We were used to the idea that China attracted foreign direct investment, yet we should not be suprised to see the balance shifting rapidly. It's not just the Chinese hunger for natural resources, well understood in Canada. It is also about investments in knowhow, services and technology. Last year's M&A harvest included investments by CIC (the sovereign wealth fund which manages part of China's $3-trillion hoard in foreign exchange reserves) in Eutelsat, a French company which operates satellites in the Middle East and Africa. The fund also purchased a stake in Heathrow Airport and another in Thames Water.

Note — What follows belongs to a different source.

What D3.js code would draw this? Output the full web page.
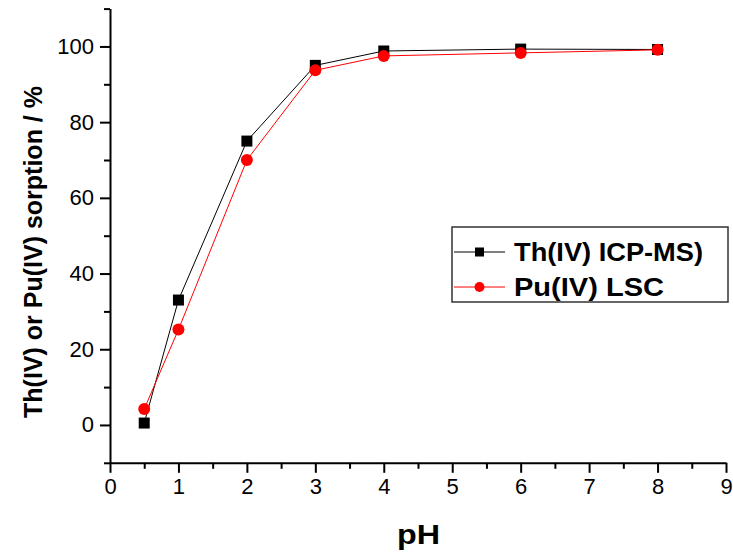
<!doctype html>
<html>
<head>
<meta charset="utf-8">
<script src="https://d3js.org/d3.v7.min.js"></script>
<style>
  body { margin: 0; background: #fff; }
  text { font-family: Arial, "Liberation Sans", sans-serif; }
  .tick text { font-size: 22px; }
</style>
</head>
<body>
<svg width="733" height="553"></svg>
<script>
// pH values and sorption (%)
var ph = [0.5, 1, 2, 3, 4, 6, 8];
var thSorption = [0.5, 33, 75, 95, 98.8, 99.3, 99.2];
var puSorption = [4.2, 25.2, 70, 93.7, 97.5, 98.3, 99.1];
var xTicks = [0, 1, 2, 3, 4, 5, 6, 7, 8, 9];
var yTicks = [0, 20, 40, 60, 80, 100];
var seriesNames = ["Th(IV) ICP-MS)", "Pu(IV) LSC"];

var svg = d3.select("svg");

var x = d3.scaleLinear().domain([0, 9]).range([110, 726]);
var y = d3.scaleLinear().domain([-10, 110]).range([462.8, 8.6]);

// minor ticks every half step
var xMinor = d3.range(0.5, 9, 1);
var yMinor = d3.range(-10, 111, 20);

var gx = svg.append("g").attr("transform", "translate(0," + y(-10) + ")");
gx.call(d3.axisBottom(x).tickValues(xTicks).tickSize(10).tickPadding(6).tickSizeOuter(0).tickFormat(d3.format("d")));
gx.attr("font-size", 22);
gx.append("g").call(d3.axisBottom(x).tickValues(xMinor).tickSize(6).tickFormat(""))
  .select(".domain").remove();

var gy = svg.append("g").attr("transform", "translate(" + x(0) + ",0)");
gy.call(d3.axisLeft(y).tickValues(yTicks).tickSize(10).tickPadding(6).tickSizeOuter(0));
gy.attr("font-size", 22);
gy.append("g").call(d3.axisLeft(y).tickValues(yMinor).tickSize(6).tickFormat(""))
  .select(".domain").remove();

svg.selectAll(".domain, .tick line").attr("stroke", "#000").attr("stroke-width", 2);
svg.selectAll(".tick text").attr("fill", "#000").attr("font-size", 22);

var line = d3.line().x(function(d) { return x(d[0]); }).y(function(d) { return y(d[1]); });
var thData = ph.map(function(p, i) { return [p, thSorption[i]]; });
var puData = ph.map(function(p, i) { return [p, puSorption[i]]; });

svg.append("path").datum(thData).attr("d", line)
  .attr("fill", "none").attr("stroke", "#000").attr("stroke-width", 1);
svg.append("path").datum(puData).attr("d", line)
  .attr("fill", "none").attr("stroke", "#ff0000").attr("stroke-width", 1);

svg.selectAll(".sq").data(thData).enter().append("rect")
  .attr("x", function(d) { return x(d[0]) - 5.5; })
  .attr("y", function(d) { return y(d[1]) - 5.5; })
  .attr("width", 11).attr("height", 11).attr("fill", "#000");

svg.selectAll(".ci").data(puData).enter().append("circle")
  .attr("cx", function(d) { return x(d[0]); })
  .attr("cy", function(d) { return y(d[1]); })
  .attr("r", 6).attr("fill", "#ff0000");

// axis titles
svg.append("text")
  .attr("transform", "translate(42,252) rotate(-90)")
  .attr("text-anchor", "middle").attr("font-weight", "bold")
  .style("font-size", "25px")
  .text("Th(IV) or Pu(IV) sorption / %");

svg.append("text")
  .attr("x", 397).attr("y", 544)
  .attr("font-weight", "bold").style("font-size", "28px")
  .attr("textLength", 43).attr("lengthAdjust", "spacingAndGlyphs")
  .text("pH");

// legend
var leg = svg.append("g");
leg.append("rect").attr("x", 452).attr("y", 227).attr("width", 276).attr("height", 75)
  .attr("fill", "#fff").attr("stroke", "#333").attr("stroke-width", 1.5);
var legColors = ["#000", "#ff0000"];
var legWidths = [189, 150];
seriesNames.forEach(function(name, i) {
  var cy = 252 + i * 35;
  leg.append("line").attr("x1", 454).attr("x2", 505).attr("y1", cy).attr("y2", cy)
    .attr("stroke", legColors[i]).attr("stroke-width", 1);
  if (i === 0) {
    leg.append("rect").attr("x", 475).attr("y", cy - 4.5).attr("width", 9).attr("height", 9)
      .attr("fill", "#000");
  } else {
    leg.append("circle").attr("cx", 479.5).attr("cy", cy).attr("r", 5).attr("fill", "#ff0000");
  }
  leg.append("text").attr("x", 514).attr("y", cy + 9)
    .attr("font-weight", "bold").style("font-size", "25px")
    .attr("textLength", legWidths[i]).attr("lengthAdjust", "spacingAndGlyphs")
    .text(name);
});
</script>
</body>
</html>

The big focus for Chinese companies, says A Capital, is Europe. The continent is now the top destination for Chinese overseas investment – a consequence, the firm says, of the more accomodating attitude of European governments towards the Chinese buyer. North America is not seen as welcoming, due to the negative scrutiny of America's Committee on Foreign Investment in the United States and the row that erupted in Canada over the takeover of Nexen by CNOOC. This may be true, but Chinese firms also appear to have toned down their ambitions. They are now focused on pursuing minority stakes, such as the purchase by Three Gorges Corporation of a 21 per cent stake in Energias de Portugal, sold by the Portuguese government. Europe looks cheap to Chinese investors who will no doubt have their cheque books ready for the next round of state sell-offs by fiscally-challenged Mediterranean governments.

China's investment driver is still state-owned enterprises, such as CIC or Sinopec, the latter of which acquired 49 per cent of Talisman Energy's North Sea portfolio last year. Yet there are other forces driving the rebalancing of the Chinese investment equation. China is not the cheap investment location it was even five years ago. Employee costs are soaring, and Chinese manufacturers are already shifting labour-intensive activities to Vietnam and Indonesia. There is a frantic scramble toward higher added value production, and minority stakes in utility and industrial companies struggling in a depressed European market may look very attractive. At the very least, they probably look more alluring than the debt-fuelled bubble economy of Chinese real estate.